- Location: Sabah, Malaysia
- Nearest city: Pitas, Pitas District
- Coordinates: 6°33′07″N 117°06′29″E﻿ / ﻿6.552°N 117.108°E
- Area: 53.3 km^{2} (20.6 sq mi)
- Established: 1984
- Governing body: Sabah Forestry Department

= Mandamai Forest Reserve =

Protected area in Sabah, Malaysia

Mandamai Forest Reserve is a protected forest reserve in Pitas District of Kudat Division in Sabah, Malaysia. It was designated as a Class 1 Protection Forest by the Sabah Forestry Department in 1984. Its area is 5330 ha.
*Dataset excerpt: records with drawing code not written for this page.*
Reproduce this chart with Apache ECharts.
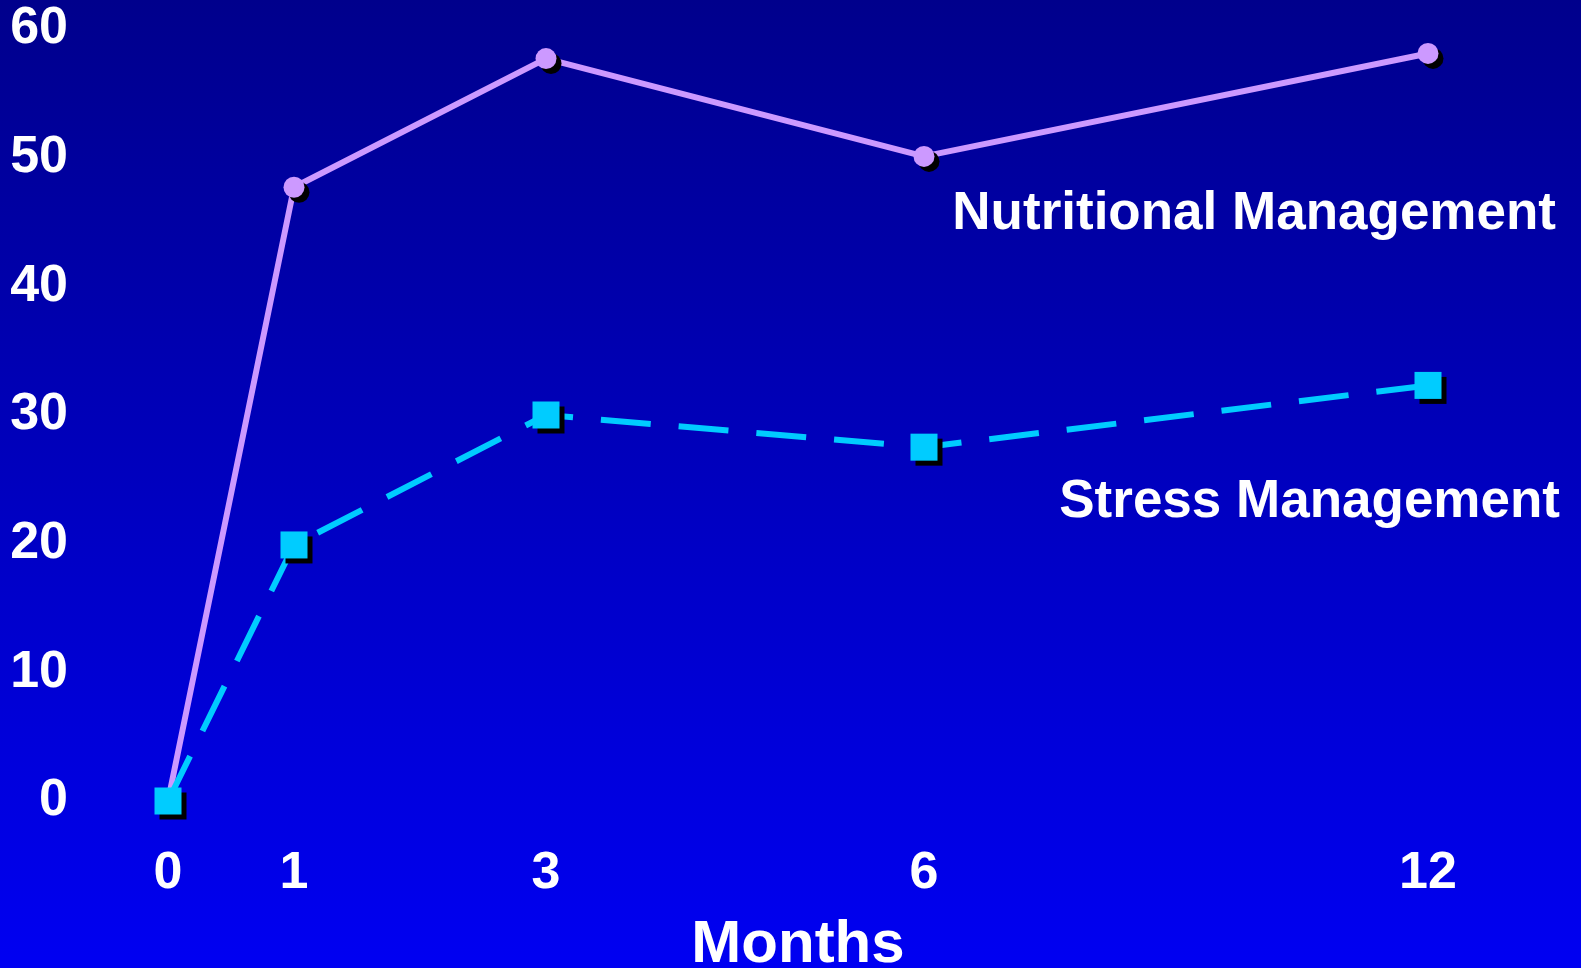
<!DOCTYPE html>
<html>
<head>
<meta charset="utf-8">
<title>Months</title>
<script src="https://cdn.jsdelivr.net/npm/echarts@6/dist/echarts.min.js"></script>
<style>
  html, body { margin: 0; padding: 0; width: 100%; height: 100%; overflow: hidden; }
  #chart { width: 1581px; height: 968px; }
</style>
</head>
<body>
<div id="chart"></div>
<script>
// Follow-up months and where each sits along the horizontal axis
const monthLabels = ['0', '1', '3', '6', '12'];
const monthPos = [0, 1, 3, 6, 10];

// Series values at each follow-up
const nutritional = [0, 47.7, 57.7, 50.1, 58.1];
const stress = [0, 19.9, 30.0, 27.5, 32.3];

const seriesNames = ['Nutritional Management', 'Stress Management'];

const FONT = '"Liberation Sans", Arial, Helvetica, sans-serif';

const toPoints = vals => vals.map((v, i) => [monthPos[i], v]);

const chart = echarts.init(document.getElementById('chart'), null, { renderer: 'canvas' });

const markerShadow = {
  shadowColor: '#000000',
  shadowBlur: 0,
  shadowOffsetX: 5,
  shadowOffsetY: 5
};

chart.setOption({
  animation: false,
  backgroundColor: {
    type: 'linear', x: 0, y: 0, x2: 0, y2: 1,
    colorStops: [
      { offset: 0, color: '#00008c' },
      { offset: 1, color: '#0000f2' }
    ]
  },
  grid: {
    left: 168, right: 153, top: 29, bottom: 167,
    containLabel: false,
    outerBoundsMode: 'none'
  },
  xAxis: {
    type: 'value',
    min: 0,
    max: 10,
    name: 'Months',
    nameLocation: 'middle',
    nameGap: 114,
    nameTextStyle: { color: '#ffffff', fontSize: 60, fontWeight: 'bold', fontFamily: FONT },
    axisLine: { show: false },
    axisTick: { show: false },
    splitLine: { show: false },
    axisLabel: {
      customValues: monthPos,
      formatter: v => monthLabels[monthPos.indexOf(v)] ?? '',
      color: '#ffffff',
      fontSize: 52,
      fontWeight: 'bold',
      fontFamily: FONT,
      margin: 47
    }
  },
  yAxis: {
    type: 'value',
    min: 0,
    max: 60,
    interval: 10,
    axisLine: { show: false },
    axisTick: { show: false },
    splitLine: { show: false },
    axisLabel: {
      color: '#ffffff',
      fontSize: 52,
      fontWeight: 'bold',
      fontFamily: FONT,
      margin: 100
    }
  },
  series: [
    {
      name: seriesNames[0],
      type: 'line',
      data: toPoints(nutritional),
      symbol: 'circle',
      symbolSize: 21,
      clip: false,
      lineStyle: { color: '#cc99ff', width: 6 },
      itemStyle: Object.assign({ color: '#cc99ff' }, markerShadow),
      emphasis: { disabled: true }
    },
    {
      name: seriesNames[1],
      type: 'line',
      data: toPoints(stress),
      symbol: 'rect',
      symbolSize: 27,
      clip: false,
      lineStyle: { color: '#00ccff', width: 6, type: [50, 28] },
      itemStyle: Object.assign({ color: '#00ccff' }, markerShadow),
      emphasis: { disabled: true }
    }
  ],
  graphic: [
    {
      type: 'text',
      right: 25,
      top: 188,
      style: {
        text: seriesNames[0],
        fill: '#ffffff',
        font: 'bold 53px ' + FONT
      }
    },
    {
      type: 'text',
      right: 21,
      top: 476,
      style: {
        text: seriesNames[1],
        fill: '#ffffff',
        font: 'bold 53px ' + FONT
      }
    }
  ]
});
</script>
</body>
</html>
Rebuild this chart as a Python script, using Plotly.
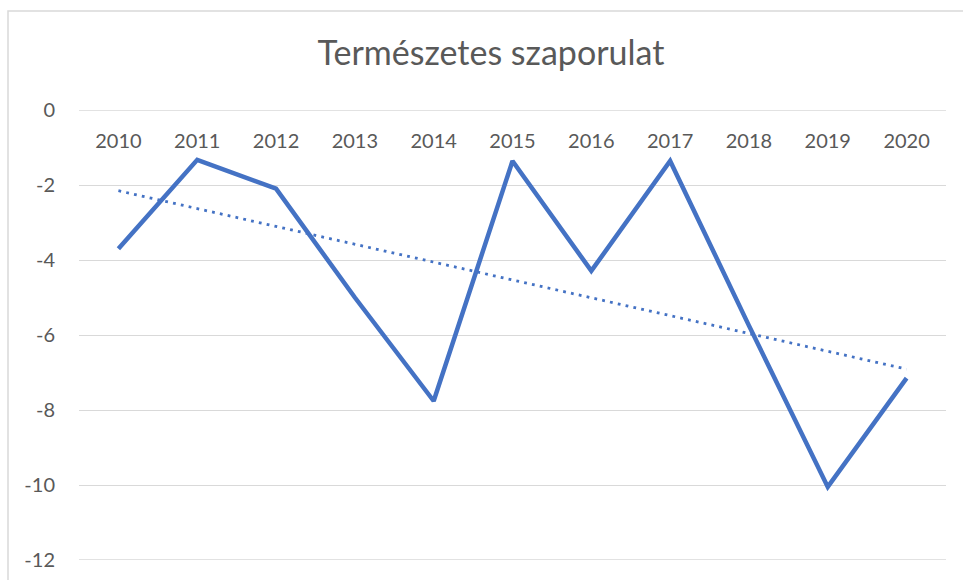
import numpy as np
import plotly.graph_objects as go

years = ["2010", "2011", "2012", "2013", "2014", "2015", "2016", "2017", "2018", "2019", "2020"]
values = [-3.7, -1.33, -2.1, -5.0, -7.76, -1.36, -4.29, -1.36, -5.75, -10.05, -7.15]
y_ticks = [0, -2, -4, -6, -8, -10, -12]

idx = np.arange(len(values))
slope, intercept = np.polyfit(idx, values, 1)
trend = slope * idx + intercept

W, H = 963, 580
ml, mr, mt, mb = 79, 17, 110, 20
blue = "#4472C4"
txt = "#595959"
grid = "#D9D9D9"
font_family = "Lato, 'Open Sans', sans-serif"

fig = go.Figure()
fig.add_trace(go.Scatter(x=years, y=values, mode="lines",
                         line=dict(color=blue, width=4.5), showlegend=False,
                         hoverinfo="x+y"))
fig.add_trace(go.Scatter(x=years, y=trend, mode="lines",
                         line=dict(color=blue, width=2.8, dash="2.8px,5.2px"),
                         showlegend=False, hoverinfo="skip"))

pw = W - ml - mr
ph = H - mt - mb
shapes = [dict(type="rect", xref="paper", yref="paper",
               x0=(8 - ml) / pw, x1=1.2, y0=-0.2, y1=1 + (mt - 11) / ph,
               line=dict(color=grid, width=1.5), layer="below")]
for v in (y_ticks[0], y_ticks[-1]):
    shapes.append(dict(type="line", xref="paper", yref="y", x0=0, x1=1, y0=v, y1=v,
                       line=dict(color=grid, width=1.3), layer="between"))

fig.update_layout(
    width=W, height=H,
    margin=dict(l=ml, r=mr, t=mt, b=mb),
    paper_bgcolor="white", plot_bgcolor="rgba(0,0,0,0)",
    font=dict(family=font_family, color=txt, size=20),
    title=dict(text="Természetes szaporulat", x=491 / W, xref="container",
               xanchor="center", y=1 - 53 / H, yref="container", yanchor="middle",
               font=dict(size=34, color=txt, family=font_family)),
    xaxis=dict(type="category", range=[-0.5, 10.5], anchor="free", position=1,
               side="bottom", showgrid=False, showline=False, zeroline=False,
               automargin=False,
               ticks="", ticklabelstandoff=17, tickfont=dict(size=20, color=txt)),
    yaxis=dict(range=[-12, 0], tickvals=y_ticks, ticktext=[str(v) for v in y_ticks],
               showgrid=True, gridcolor=grid, gridwidth=1.3, zeroline=False,
               showline=False, ticks="", ticklabelstandoff=23, automargin=False,
               tickfont=dict(size=20, color=txt)),
    shapes=shapes,
)

fig.write_html("out.html", config={"displayModeBar": False},
               post_script="document.body.style.margin='0';")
The reserve is hilly, with the highest point being Mount Mabauk at 836 m. Two forest types make up the reserve: dipterocarp and kerangas. The main threat to the reserve forests is from fires.

==Flora==
The most common species in Mandamai Forest Reserve are the tree species Dryobalanops beccarii and Shorea falciferoides. The reserve also hosts threatened tree species such as Shorea laevis, Dipterocarpus caudiferus and Dipterocarpus confertus. Other species include Barringtonia sarcostachys, Carallia borneensis, Castanopsis motleyana, Irvingia malayana, Lithocarpus gracilis, Mangifera pajang and Octomeles sumatrana.

==Fauna==
Mandamai Forest Reserve is home to animals including barking deer and wild boar. Tracks of clouded leopard and sun bear have been observed.